In case of the Website controller, 5 is chosen for x.
queries:
- name: latency-queue # SLO 1
type: instant
slo: 1
query: |
histogram_quantile(0.99, sum by (le) (rate(
workqueue_queue_duration_seconds_bucket{
job="webhosting-operator", name="website"
}[$__range]
)))
- name: latency-reconciliation # SLO 2
type: instant
slo: 5
query: |
histogram_quantile(0.99, sum by (le) (rate(
experiment_website_reconciliation_duration_seconds_bucket{
job="experiment"
}[$__range]
)))The following graphs show the generated load and compare the resulting CPU, memory, and network usage of the components in three different setups when running the basic experiment scenario (~9k websites created over 15m):
- external sharder: 3 webhosting-operator pods (shards) + 2 sharder pods (the new approach implemented in this repository, second iteration for the Master's thesis)
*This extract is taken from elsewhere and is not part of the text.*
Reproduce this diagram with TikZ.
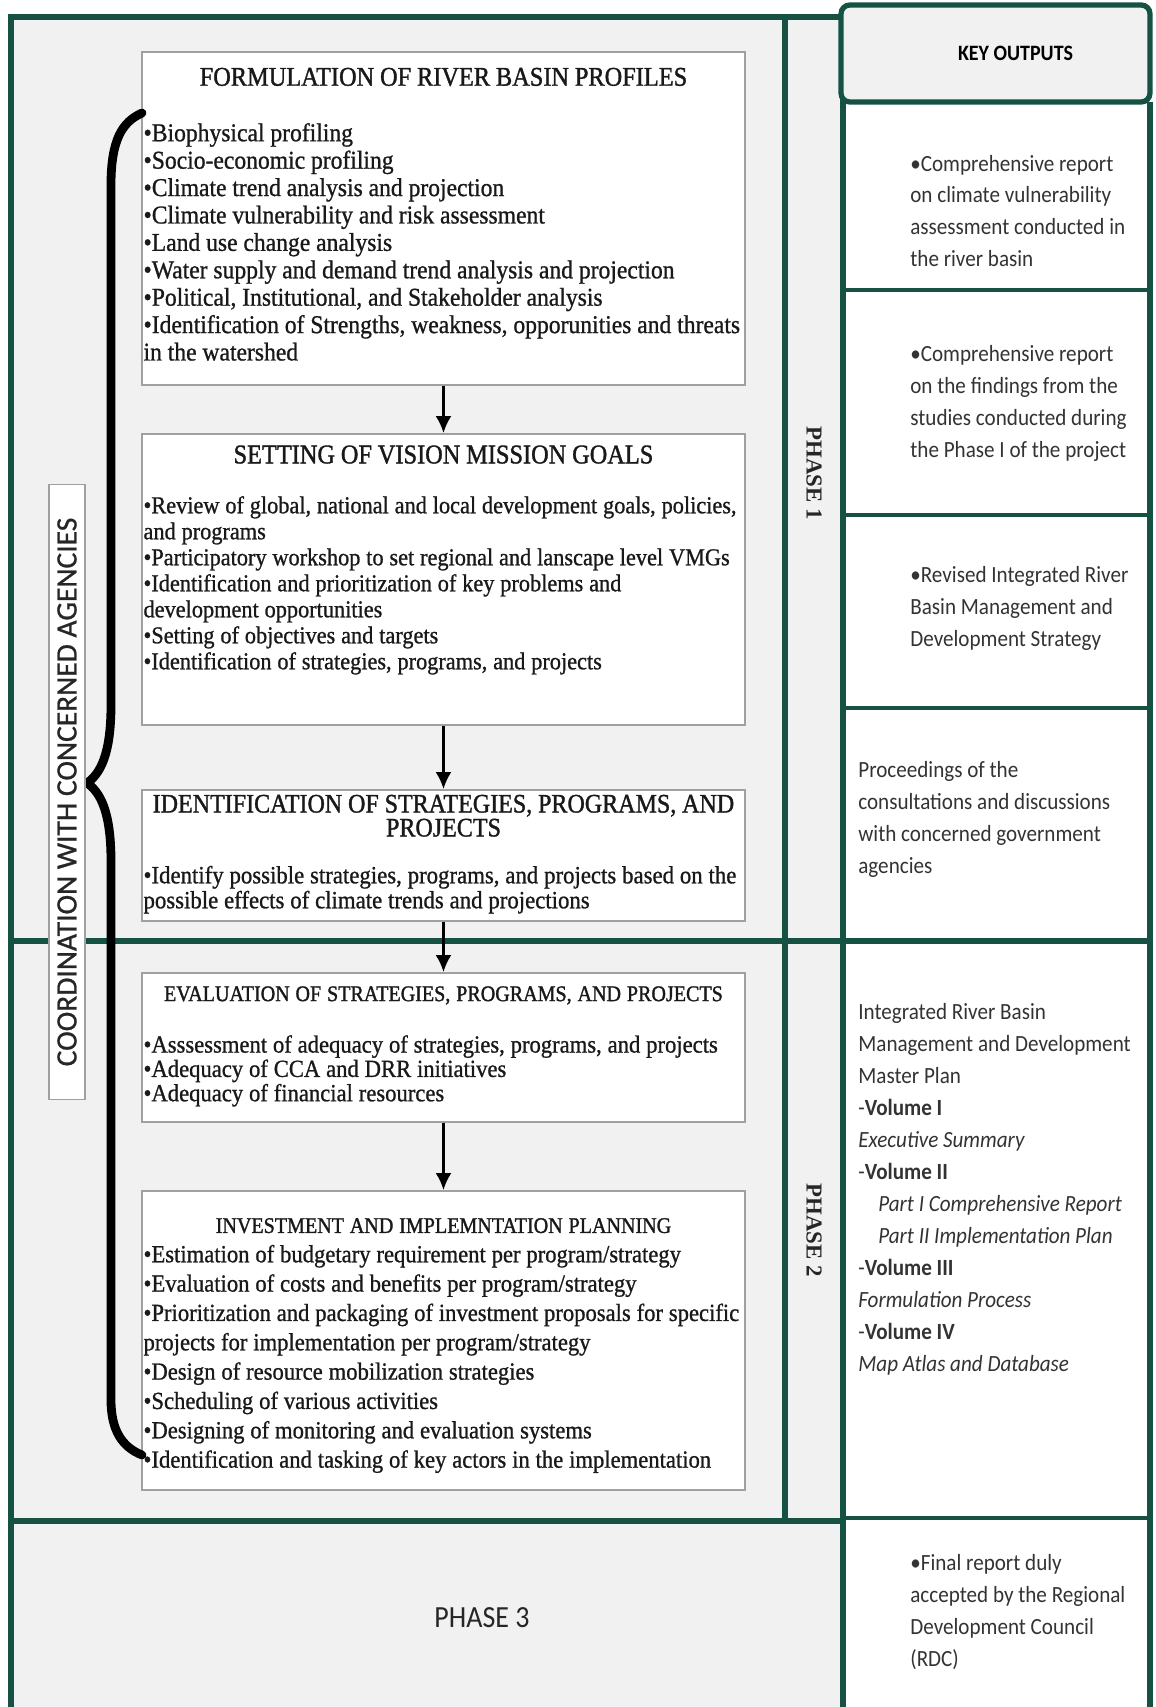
\documentclass[tikz,border=0pt]{standalone}
\usepackage{fontspec}
\usetikzlibrary{arrows.meta}
\newfontfamily\stagefont[FakeStretch=0.92, FakeBold=0.9]{Liberation Serif}
\newfontfamily\phasefont{Liberation Serif}
\newfontfamily\titlefont[FakeStretch=0.9, FakeBold=1.3]{Liberation Serif}
\newfontfamily\outfont[FakeStretch=0.91]{Carlito}
\newfontfamily\coordfont[FakeBold=0.8]{Carlito}
\definecolor{framegreen}{RGB}{22,82,68}
\definecolor{panelgray}{RGB}{241,241,241}
\definecolor{boxgray}{RGB}{160,160,160}
\setlength{\parindent}{0pt}

\begin{document}
\begin{tikzpicture}[x=0.02cm, y=-0.02cm]

    \tikzset{
      stagebox/.style={
        draw=boxgray,
        fill=white,
        line width=0.9pt,
        inner xsep=1pt,
        inner ysep=0pt,
        text width=12cm,
        text=black!90,
        anchor=north west,
      },
      outtext/.style={
        anchor=west,
        inner sep=0pt,
        align=left,
        text=black!80,
        font=\outfont\fontsize{13.2}{18.2}\selectfont,
      },
      phaselabel/.style={
        rotate=-90,
        text=black!85,
        font=\phasefont\bfseries\fontsize{13}{15}\selectfont,
      },
      frameline/.style={color=framegreen, line width=2.9pt},
      cellline/.style={color=framegreen, line width=2.2pt},
      flow/.style={color=black, line width=1.4pt, -{Latex[length=3.4mm,width=3.2mm]}},
    }
    \useasboundingbox (0,0) rectangle (1156,1707);

	\fill[panelgray] (11,17) rectangle (843,1707);
	\fill[white] (843,102) rectangle (1150,1707);
	\draw[frameline] (11,1707)--(11,17)--(843,17)--(843,1707);
	\draw[frameline] (785,17)--(785,1521);
	\draw[frameline] (11,941)--(1150,941);
	\draw[frameline] (11,1521)--(843,1521);
	\draw[frameline] (1150,102)--(1150,1707);
	\draw[cellline] (843,290)--(1150,290);
	\draw[cellline] (843,515)--(1150,515);
	\draw[cellline] (843,708)--(1150,708);
	\draw[cellline] (843,1518)--(1150,1518);

	\node[draw=framegreen, line width=3pt, rounded corners=5pt, fill=panelgray, minimum width=6.18cm, minimum height=1.94cm, font=\outfont\bfseries\fontsize{12.5}{15}\selectfont] (keyhead) at (995.5,53.5) {\hspace*{0.8cm}KEY OUTPUTS};

	\node[stagebox, minimum height=6.66cm] (profiles) at (141,51) {%
	  {\centering\titlefont\fontsize{15.4}{17}\selectfont FORMULATION OF RIVER BASIN PROFILES\par}
	  \vspace{16pt}
	  {\stagefont\fontsize{14.6}{15.6}\selectfont
	  \begin{tabular}[t]{@{}l@{}}
	  •Biophysical profiling\\
	  •Socio-economic profiling\\
	  •Climate trend analysis and projection\\
	  •Climate vulnerability and risk assessment\\
	  •Land use change analysis\\
	  •Water supply and demand trend analysis and projection\\
	  •Political, Institutional, and Stakeholder analysis\\
	  •Identification of Strengths, weakness, opporunities and threats\\
	  in the watershed
	  \end{tabular}\par}};

	\node[stagebox, minimum height=5.82cm] (vision) at (141,433) {%
	  {\centering\titlefont\fontsize{15.4}{17}\selectfont SETTING OF VISION MISSION GOALS\par}
	  \vspace{13.6pt}
	  {\stagefont\fontsize{13.8}{14.8}\selectfont
	  \begin{tabular}[t]{@{}l@{}}
	  •Review of global, national and local development goals, policies,\\
	  and programs\\
	  •Participatory workshop to set regional and lanscape level VMGs\\
	  •Identification and prioritization of key problems and\\
	  development opportunities\\
	  •Setting of objectives and targets\\
	  •Identification of strategies, programs, and projects
	  \end{tabular}\par}
	  \vspace*{0.72cm}};

	\node[stagebox, minimum height=2.62cm] (identify) at (141,789) {%
	  {\centering\titlefont\fontsize{15.2}{13.6}\selectfont IDENTIFICATION OF STRATEGIES, PROGRAMS, AND\\ PROJECTS\par}
	  \vspace{12.5pt}
	  {\stagefont\fontsize{14.1}{14.2}\selectfont
	  \begin{tabular}[t]{@{}l@{}}
	  •Identify possible strategies, programs, and projects based on the\\
	  possible effects of climate trends and projections
	  \end{tabular}\par}};

	\node[stagebox, minimum height=2.98cm] (evaluate) at (141,972) {%
	  {\centering\titlefont\fontsize{12.7}{14}\selectfont EVALUATION OF STRATEGIES, PROGRAMS, AND PROJECTS\par}
	  \vspace{16pt}
	  {\stagefont\fontsize{14}{13.3}\selectfont
	  \begin{tabular}[t]{@{}l@{}}
	  •Asssessment of adequacy of strategies, programs, and projects\\
	  •Adequacy of CCA and DRR initiatives\\
	  •Adequacy of financial resources
	  \end{tabular}\par}};

	\node[stagebox, minimum height=5.98cm] (invest) at (141,1190) {%
	  {\centering\titlefont\fontsize{12.7}{14}\selectfont INVESTMENT AND IMPLEMNTATION PLANNING\par}
	  {\stagefont\fontsize{14}{16.7}\selectfont
	  \begin{tabular}[t]{@{}l@{}}
	  •Estimation of budgetary requirement per program/strategy\\
	  •Evaluation of costs and benefits per program/strategy\\
	  •Prioritization and packaging of investment proposals for specific\\
	  projects for implementation per program/strategy\\
	  •Design of resource mobilization strategies\\
	  •Scheduling of various activities\\
	  •Designing of monitoring and evaluation systems\\
	  •Identification and tasking of key actors in the implementation
	  \end{tabular}\par}
	  \vspace*{-8pt}};

	\draw[flow] (profiles)--(vision);
	\draw[flow] (vision)--(identify);
	\draw[flow] (identify)--(evaluate);
	\draw[flow] (evaluate)--(invest);

	\draw[color=black, line width=5pt, line cap=round] (142,113) .. controls (122,122) and (111,140) .. (111,185)
	  -- (111,705) .. controls (111,755) and (100,774) .. (87,783) .. controls (100,792) and (111,811) .. (111,861)
	  -- (111,1400) .. controls (111,1430) and (122,1447) .. (142,1455);
	\node[draw=boxgray, fill=white, line width=0.9pt, rotate=90, minimum width=12.3cm, minimum height=0.72cm, inner sep=0pt, text=black!85, font=\coordfont\fontsize{16.8}{18}\selectfont] (coord) at (67,792) {COORDINATION WITH CONCERNED AGENCIES};

	\node[phaselabel] (phase1) at (814,473) {PHASE 1};
	\node[phaselabel] (phase2) at (814,1230) {PHASE 2};
	\node[text=black!85, font=\outfont\fontsize{17.5}{19}\selectfont] (phase3) at (482,1618) {PHASE 3};

	\node[outtext] (out1) at (910,211) {•Comprehensive report\\on climate vulnerability\\assessment conducted in\\the river basin};
	\node[outtext] (out2) at (910,403) {•Comprehensive report\\on the findings from the\\studies conducted during\\the Phase I of the project};
	\node[outtext] (out3) at (910,608) {•Revised Integrated River\\Basin Management and\\Development Strategy};
	\node[outtext] (out4) at (858,819) {Proceedings of the\\consultations and discussions\\with concerned government\\agencies};
	\node[outtext, anchor=north west] (out5) at (858,1003) {Integrated River Basin\\Management and Development\\Master Plan\\-\textbf{Volume I}\\\textit{Executive Summary}\\-\textbf{Volume II}\\\hspace*{0.4cm}\textit{Part I Comprehensive Report}\\\hspace*{0.4cm}\textit{Part II Implementation Plan}\\-\textbf{Volume III}\\\textit{Formulation Process}\\-\textbf{Volume IV}\\\textit{Map Atlas and Database}};
	\node[outtext] (out6) at (910,1612) {•Final report duly\\accepted by the Regional\\Development Council\\(RDC)};

\end{tikzpicture}
\end{document}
- internal sharder: 3 webhosting-operator pods (3 shards, 1 acts as the sharder) (the old approach, first iteration for the study project)
- singleton: 1 webhosting-operator pod (traditional leader election setup without sharding)
The new external sharding approach proves to scale best. The individual shards consume about a third of the singleton controller's usage (close to optimum). Also, the sharder pods consume a low static amount of resources. Most importantly, the sharder's resource usage is independent of the number of sharded objects.
To evaluate the horizontal scalability of the sharding mechanism (external sharder), the maximum load capacity is determined for different numbers of instances (1, 2, 3, 4, 5). While the load increases, cumulative SLIs from the start of the experiment are calculated. When the cumulative SLI grows above the SLO, the current count and churn rate are the maximum load capacity. As shown in the last plot, the system's capacity increases almost linearly with the number of added instances.